Faz uns dez dias, os mascus abriram um novo perfil no orkut pra mim. Agora tem lá duas Lola Aronovich, ambas com as minhas fotos. Eles estão lá falando besteiras em meu nome. Claro que não gosto, mas haters gonna hate. Trolls são trolls. Mascus são covardes anônimos. Não é o caso de uma Rádio Globo, que ontem trollou a Letícia. Não precisava nem da Letícia Fake falando por ela pra ser ridículo. Bastava o que o apresentador disse da Letícia. Horas depois, a Rádio Globo tirou a entrevista do site e divulgou uma nota absurda, em que basicamente tira o corpo fora. Porque a gente sabe: a mídia não erra, a mídia é enganada. Ser mídia é nunca ter que dizer you're sorry. Eu, que sou uma só e tenho um mero blog, consigo falar com a Letícia hiper facilmente — mando um email, um tweet, uma DM, ou deixo um comentário no seu blog. Não dá pra acreditar que uma estação de rádio seja tão incompetente que não consiga fazer o mesmo.

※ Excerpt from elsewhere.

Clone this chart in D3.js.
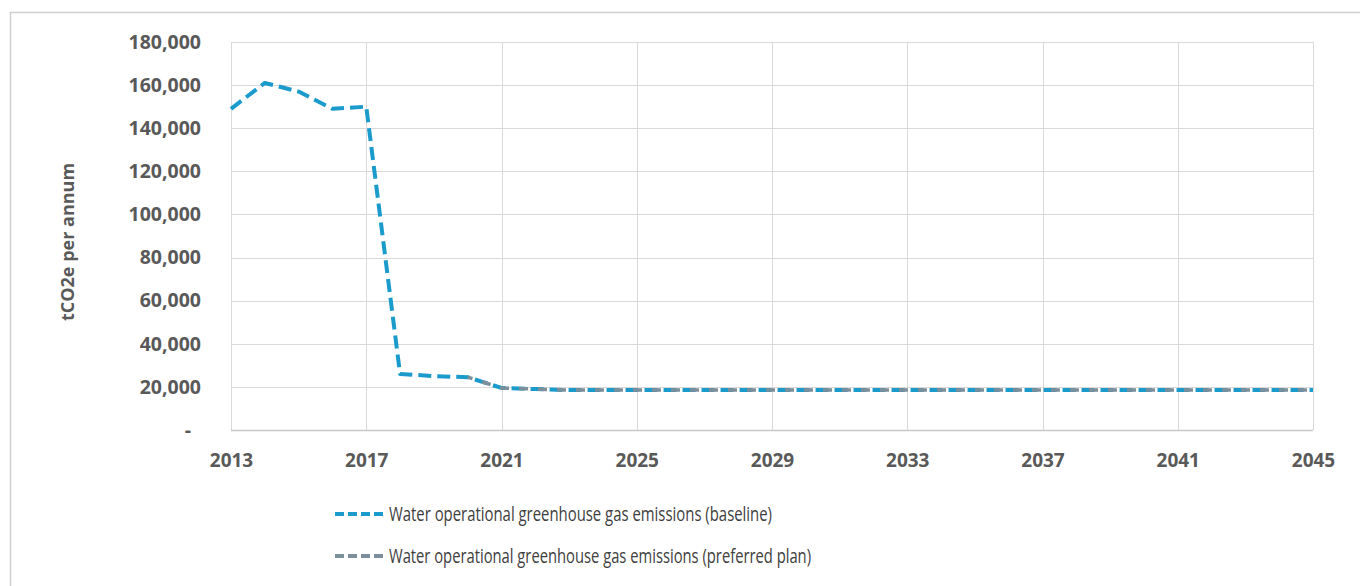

Não sei se cabe um processo aí. Não sei como funciona. Letícia não é uma pessoa, é um pseudônimo. Pode processar a Globo, que a ridicularizou numa entrevista? Pra isso, ela teria que divulgar seu nome? Olha, ninguém merece. É terrível não ter mais o menor controle do que falam de você, ou por você. Meu bloguinho nunca teve nem terá 400 mil acessos num dia, mas já teve 83 mil (naquela ameaça de processo do Tas). E não é bonito. Você não faz mais nada na vida naquela semana. Você vive só praquilo. E, por mais que você receba muito apoio e carinho, você também ganha toneladas de ofensas. Não é brinquedo.

Apesar de eu divulgar e torcer pelo Cem Homens, não tenho certeza que o que Letícia faz é feminismo. Sei que, com o blog, ela tem descoberto muitas coisas, analisado seus preconceitos, empatizado mais com mulheres e homossexuais. Mas não sei se é feminismo. O que eu sei é que o que andam fazendo com ela é machismo. Eu posso discordar da Letícia em vários pontos. Mas sei disso: pra ser chamada de p*ta, não precisa nem transar. Basta ser mulher. Os machistinhas aí não estão sendo babacas apenas com a Letícia, mas com todas as mulheres que insistem em ter sua liberdade sexual respeitada. E se vocês não sabem, fiquem sabendo: mexeu com uma, mexeu com todas!